Content Warning: This section discusses mental illness, addiction, racism, and sexual violence.

Editor’s Introduction Summary

J. Will Dodd, a journalist in contemporary Chicago, reflects on his family’s history. He grew up hearing about an ancestor, May Dodd, who was considered mentally ill and a source of shame for the family. The Dodds, once wealthy, fell into decline after the family fortune was squandered, a process hastened by the death of J. Will’s brother in Vietnam and his father’s subsequent death from alcohol addiction.

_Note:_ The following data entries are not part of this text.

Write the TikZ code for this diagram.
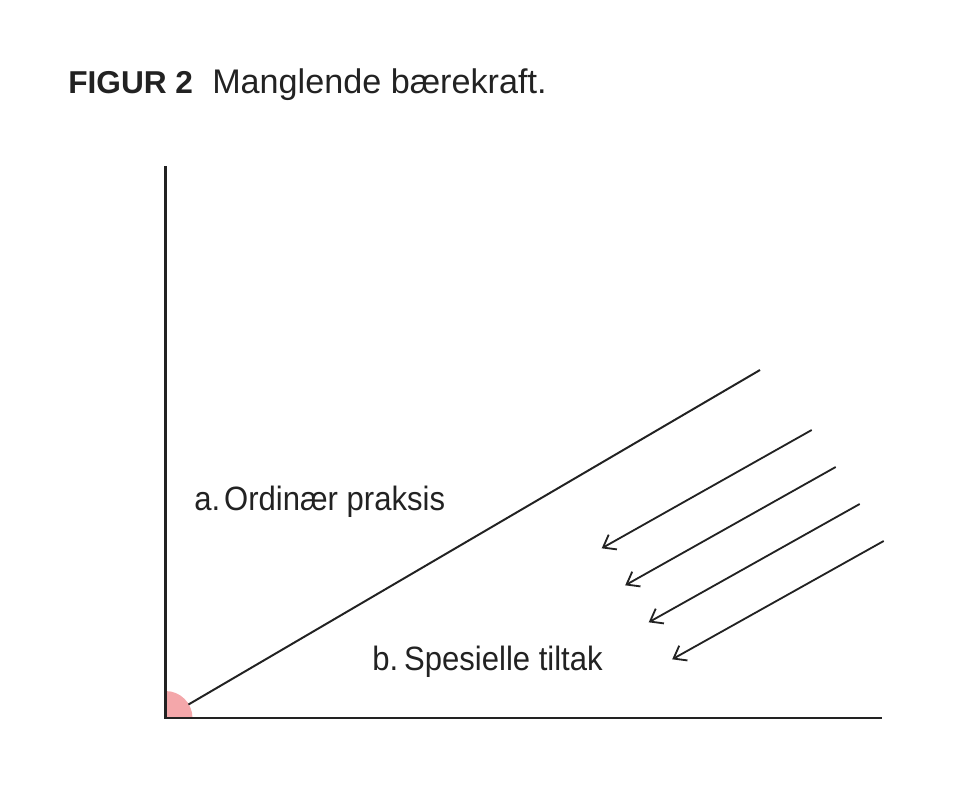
\documentclass[tikz,border=0pt]{standalone}
\usepackage{fontspec}
\setmainfont{Liberation Sans}
\newfontfamily\narrowfont[FakeStretch=0.92]{Liberation Sans}
\usepackage{xcolor}
\usetikzlibrary{arrows.meta}
\definecolor{originpink}{RGB}{244,167,170}
\definecolor{inkgray}{RGB}{34,34,34}

\begin{document}
\begin{tikzpicture}[x=0.025cm,y=-0.025cm,
    labeltext/.style={anchor=base west,inner sep=0pt,text=inkgray,font=\narrowfont\fontsize{24}{28}\selectfont},
    axis/.style={draw=inkgray,line width=1.7pt},
    flow/.style={draw=inkgray,line width=1.3pt,-{Straight Barb[length=8pt,width=12pt,line width=1.3pt]}}]
    \useasboundingbox (0,0) rectangle (960,788);
    % Title
    \node[labeltext,font=\fontsize{22.5}{27}\selectfont\bfseries] (fig) at (68,94) {FIGUR 2};
    \node[labeltext,font=\fontsize{24.3}{28}\selectfont] (caption) at (212,94) {Manglende bærekraft.};
    % Pink quarter at origin
    \coordinate (O) at (165.5,718);
    \fill[originpink] (O) -- ++(27,0) arc[start angle=0,end angle=-90,radius=27] -- cycle;
    % Axes
    \coordinate (ytop) at (165.5,166);
    \coordinate (xend) at (882,718);
    \draw[axis] (ytop) -- (O) -- (xend);
    % Dividing line
    \coordinate (split start) at (188.5,704.5);
    \coordinate (split end) at (760,370);
    \draw[draw=inkgray,line width=1.4pt] (split start) -- (split end);
    % Arrows pushing down
    \foreach \k in {0,...,3}{
        \coordinate (push start \k) at (811.7+24*\k,430+37*\k);
        \coordinate (push end \k) at (601.7+23.5*\k,548.3+37*\k);
        \draw[flow] (push start \k) -- (push end \k);
    }
    % Region labels
    \node[labeltext] (ordinary) at (194,510) {a.\hspace{0.12em}Ordinær praksis};
    \node[labeltext] (special) at (372,670) {b.\hspace{0.18em}Spesielle tiltak};
\end{tikzpicture}
\end{document}
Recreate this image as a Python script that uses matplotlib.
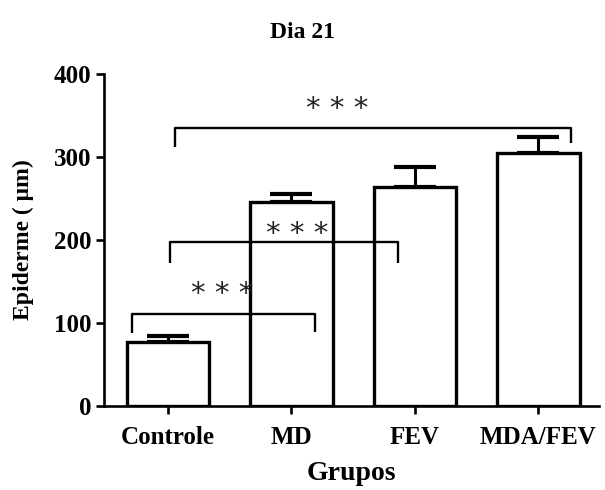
import numpy as np
import matplotlib
matplotlib.use("Agg")
import matplotlib.pyplot as plt

# data (day 21)
groups = ["Controle", "MD", "FEV", "MDA/FEV"]
epiderme = [77, 246, 264, 305]
err_up = [7, 9, 24, 19]

# significance brackets: (x_left, x_right, y_bar, y_drop_left, y_drop_right, star_x, star_y)
brackets = [
    (-0.29, 1.19, 111, 88, 89, 0.44, 135),
    (0.02, 1.86, 198, 172, 173, 1.05, 207),
    (0.06, 3.26, 335, 312, 317, 1.37, 358),
]
stars = "* * *"

plt.rcParams['font.family'] = ['Liberation Serif', 'DejaVu Serif']

fig = plt.figure(figsize=(6.05, 4.9), dpi=100)
ax = fig.add_axes([0.172, 0.171, 0.818, 0.678])

x = np.arange(len(groups))
ax.bar(x, epiderme, width=0.67, color='white', edgecolor='black', linewidth=2.4, zorder=2)
ax.errorbar(x, epiderme, yerr=[np.zeros(len(err_up)), err_up], fmt='none',
            ecolor='black', elinewidth=2.2, capsize=15, capthick=3.0, zorder=1)

for xl, xr, yb, dl, dr, sx, sy in brackets:
    ax.plot([xl, xl, xr, xr], [dl, yb, yb, dr], color='black', lw=1.7,
            solid_capstyle='butt', zorder=3)
    ax.text(sx, sy, stars, ha='center', va='center', fontsize=21,
            family='DejaVu Sans', color='#222222', zorder=4)

ax.set_xlim(-0.517, 3.49)
ax.set_ylim(0, 400)
ax.set_yticks([0, 100, 200, 300, 400])
ax.set_xticks(x)
ax.set_xticklabels(groups)

for s in ['top', 'right']:
    ax.spines[s].set_visible(False)
for s in ['left', 'bottom']:
    ax.spines[s].set_linewidth(1.9)
ax.tick_params(axis='both', width=1.9, length=6, direction='out', labelsize=18)
ax.tick_params(axis='x', pad=8)
ax.tick_params(axis='y', pad=3)
for lab in ax.get_xticklabels() + ax.get_yticklabels():
    lab.set_fontweight('bold')

ax.set_xlabel("Grupos", fontsize=20, fontweight='bold', labelpad=9)
ax.set_ylabel("Epiderme ( \u03bcm)", fontsize=17, fontweight='bold', labelpad=14)
fig.text(0.5, 1 - 33 / 490, "Dia 21", ha='center', va='center', fontsize=17,
         fontweight='bold')

fig.savefig("out.png", dpi=100)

While researching Chicago history, J. Will rediscovers May’s story. A letter she wrote from a mental healthcare facility prompts him to investigate her life, leading him to the Tongue River Indian reservation in Montana. There, he meets Harold Wild Plums, a Northern Cheyenne tribal historian, who shares the tribe’s oral history and gives Dodd access to May’s journals. The Cheyenne have preserved the journals for over a century. Through them, Dodd learns about the US government’s secret “Brides for Indians” program and realizes he has found a significant, unrecorded story of the American West.

Prologue Summary

In September 1874, the Northern Cheyenne leader, Chief Little Wolf, and a delegation arrive in Washington, DC, to negotiate peace. During the negotiations, Little Wolf proposes an exchange: 1,000 horses for 1,000 white women to become wives for his warriors, thereby merging their two peoples.